В воскресенье, 26 февраля, войска, как обыкновенно, заняли все посты, положенные по расписанию; Хабалов объявил, что для водворения порядка войска прибегнут к оружию (все министры накануне согласились на такое объявление).
В этот день войскам пришлось стрелять в народ в разных местах, и холостыми, и боевыми патронами.
В донесениях за день отмечено; „промышленные предприятия сего числа, по случаю праздничного дня, были закрыты". „Во время беспорядков наблюдалось, как общее явление, крайне вызывающее отношение буйствовавших скопищ к воинским нарядам, в которые толпа, в ответ на предложение разойтись, бросала каменьями и комьями сколотого с улиц льда. При предварительной стрельбе войсками вверх, толпа не только не рассеивалась, но подобные залпы встречала смехом.

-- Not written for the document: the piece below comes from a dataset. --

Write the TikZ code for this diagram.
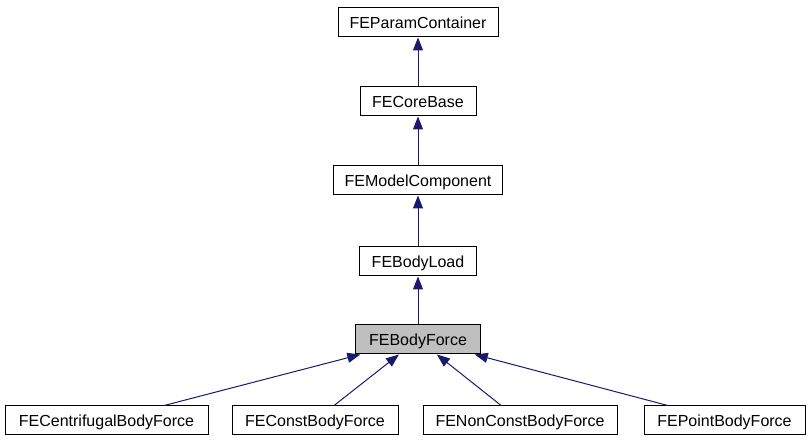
\documentclass[tikz,border=0pt]{standalone}
\usepackage{fontspec}
\setmainfont{Liberation Sans}
\usetikzlibrary{arrows.meta}
\definecolor{edgeblue}{RGB}{25,25,112}
\definecolor{curgray}{RGB}{191,191,191}
\begin{document}
\begin{tikzpicture}[x=1pt,y=-1pt,
  cls/.style={draw=black,line width=1pt,fill=white,minimum height=29pt,inner sep=0pt,
    font=\fontsize{16}{18}\selectfont,text depth=0pt},
  inh/.style={draw=edgeblue,line width=1pt,-{Triangle[length=13pt,width=10pt]}}]
\useasboundingbox (0,0) rectangle (809,443);
\node[cls,minimum width=160pt] (pc) at (418,22.5) {FEParamContainer};
\node[cls,minimum width=116pt] (cb) at (418,101.5) {FECoreBase};
\node[cls,minimum width=169pt] (mc) at (418,180.5) {FEModelComponent};
\node[cls,minimum width=117pt] (bl) at (418,261.5) {FEBodyLoad};
\node[cls,minimum width=125pt,fill=curgray] (bf) at (418,339.5) {FEBodyForce};
\node[cls,minimum width=203pt] (cf) at (106.5,420.5) {FECentrifugalBodyForce};
\node[cls,minimum width=166pt] (co) at (315,420.5) {FEConstBodyForce};
\node[cls,minimum width=194pt] (nc) at (520,420.5) {FENonConstBodyForce};
\node[cls,minimum width=161pt] (pt) at (724.5,420.5) {FEPointBodyForce};
\draw[inh] (cb) -- (pc);
\draw[inh] (mc) -- (cb);
\draw[inh] (bl) -- (mc);
\draw[inh] (bf) -- (bl);
\draw[inh] (cf) -- (bf);
\draw[inh] (co) -- (bf);
\draw[inh] (nc) -- (bf);
\draw[inh] (pt) -- (bf);
\end{tikzpicture}
\end{document}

Лишь по применении стрельбы боевыми патронами в гущу толпы оказывалось возможным рассеивать скопища, участники коих, однако, в большинстве прятались во дворы ближайших домов и, по прекращении стрельбы, вновь выходили на улицу".
Вечером, охранное отделение предполагало арестовать собрание, которое должно было быть в доме Елисеева на Невском „с участием членов Государственной Думы Керенского и присяжного поверенного Соколова, для обсуждения вопроса о наилучшем использовании в революционных целях возникших беспорядков и дальнейшем планомерном руководительстве таковыми",
Родзянко утром поехал к Риттиху, вытащил его из кровати и повез к Беляеву. Он видел, как рабочие шли лавой по льду через Неву, так как на мосты их не пускали.
Родзянко обратился по телефону к Хабалову, который сидел в здании градоначальства, уже не делая никаких распоряжений о раздаче хлеба; Родзянко спрашивал его, „зачем кровь", и убеждал, что гранату на Невском бросил городовой. Хабалов сказал, что войска не могут быть мишенью и должны отвечать на нападение, но на высочайшую телеграмму не сослался.